• **Job**
Only the lines from the start of the data below through the line that contains "return 1 - py / H" are to be copied, exactly and without pictures.

□ □ □ □ □

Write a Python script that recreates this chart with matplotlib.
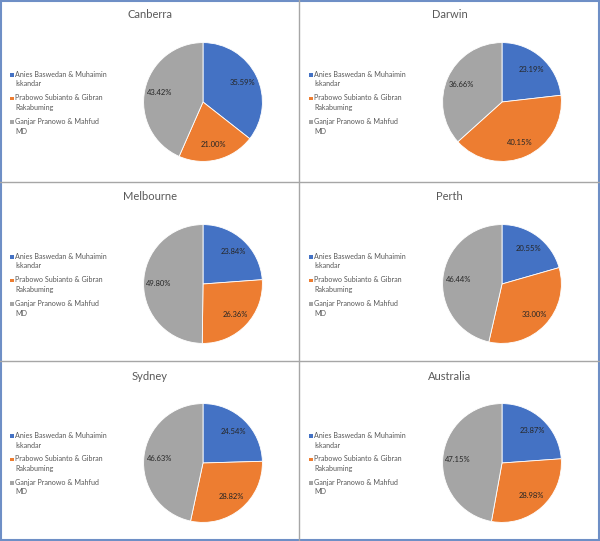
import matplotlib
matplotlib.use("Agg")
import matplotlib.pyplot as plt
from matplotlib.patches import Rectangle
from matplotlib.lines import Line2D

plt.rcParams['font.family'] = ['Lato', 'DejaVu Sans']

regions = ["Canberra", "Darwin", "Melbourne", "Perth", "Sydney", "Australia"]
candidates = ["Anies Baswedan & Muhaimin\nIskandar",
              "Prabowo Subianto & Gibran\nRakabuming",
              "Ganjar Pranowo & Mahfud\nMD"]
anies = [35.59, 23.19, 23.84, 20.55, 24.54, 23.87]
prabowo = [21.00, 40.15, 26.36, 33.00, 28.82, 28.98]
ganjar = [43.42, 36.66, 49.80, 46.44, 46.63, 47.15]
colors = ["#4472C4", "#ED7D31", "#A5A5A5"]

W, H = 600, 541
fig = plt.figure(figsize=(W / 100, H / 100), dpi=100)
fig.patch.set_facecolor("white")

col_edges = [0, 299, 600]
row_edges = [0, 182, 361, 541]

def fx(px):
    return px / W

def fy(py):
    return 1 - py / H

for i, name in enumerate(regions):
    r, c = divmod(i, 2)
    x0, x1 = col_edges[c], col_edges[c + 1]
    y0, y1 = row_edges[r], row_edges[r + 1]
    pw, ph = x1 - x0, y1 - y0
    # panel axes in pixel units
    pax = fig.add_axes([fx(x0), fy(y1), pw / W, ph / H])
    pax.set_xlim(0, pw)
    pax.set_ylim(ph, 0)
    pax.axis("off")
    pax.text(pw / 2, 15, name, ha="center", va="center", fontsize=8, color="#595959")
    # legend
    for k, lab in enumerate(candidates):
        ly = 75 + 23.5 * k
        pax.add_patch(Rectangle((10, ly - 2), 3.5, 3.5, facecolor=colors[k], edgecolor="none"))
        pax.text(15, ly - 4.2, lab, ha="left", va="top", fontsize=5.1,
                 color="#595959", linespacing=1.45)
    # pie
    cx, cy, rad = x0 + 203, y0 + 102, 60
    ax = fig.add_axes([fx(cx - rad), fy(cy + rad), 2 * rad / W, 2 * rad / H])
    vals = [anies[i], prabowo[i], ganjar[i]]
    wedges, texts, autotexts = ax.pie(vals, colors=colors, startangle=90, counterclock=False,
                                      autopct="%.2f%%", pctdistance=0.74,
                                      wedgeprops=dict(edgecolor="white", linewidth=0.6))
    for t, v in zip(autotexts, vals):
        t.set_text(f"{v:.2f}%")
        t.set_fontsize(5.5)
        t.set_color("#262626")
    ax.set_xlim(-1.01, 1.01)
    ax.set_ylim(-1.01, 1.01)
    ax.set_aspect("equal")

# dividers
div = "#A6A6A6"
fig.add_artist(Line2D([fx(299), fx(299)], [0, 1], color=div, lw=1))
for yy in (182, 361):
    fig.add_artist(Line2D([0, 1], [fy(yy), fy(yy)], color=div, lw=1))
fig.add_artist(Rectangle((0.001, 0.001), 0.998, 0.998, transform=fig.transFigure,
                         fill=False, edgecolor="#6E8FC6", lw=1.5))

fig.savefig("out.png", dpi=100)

□ □ □ □ □

• **Full output**
Write a Python script that recreates this chart with matplotlib.
import matplotlib
matplotlib.use("Agg")
import matplotlib.pyplot as plt
from matplotlib.patches import Rectangle
from matplotlib.lines import Line2D

plt.rcParams['font.family'] = ['Lato', 'DejaVu Sans']

regions = ["Canberra", "Darwin", "Melbourne", "Perth", "Sydney", "Australia"]
candidates = ["Anies Baswedan & Muhaimin\nIskandar",
              "Prabowo Subianto & Gibran\nRakabuming",
              "Ganjar Pranowo & Mahfud\nMD"]
anies = [35.59, 23.19, 23.84, 20.55, 24.54, 23.87]
prabowo = [21.00, 40.15, 26.36, 33.00, 28.82, 28.98]
ganjar = [43.42, 36.66, 49.80, 46.44, 46.63, 47.15]
colors = ["#4472C4", "#ED7D31", "#A5A5A5"]

W, H = 600, 541
fig = plt.figure(figsize=(W / 100, H / 100), dpi=100)
fig.patch.set_facecolor("white")

col_edges = [0, 299, 600]
row_edges = [0, 182, 361, 541]

def fx(px):
    return px / W

def fy(py):
    return 1 - py / H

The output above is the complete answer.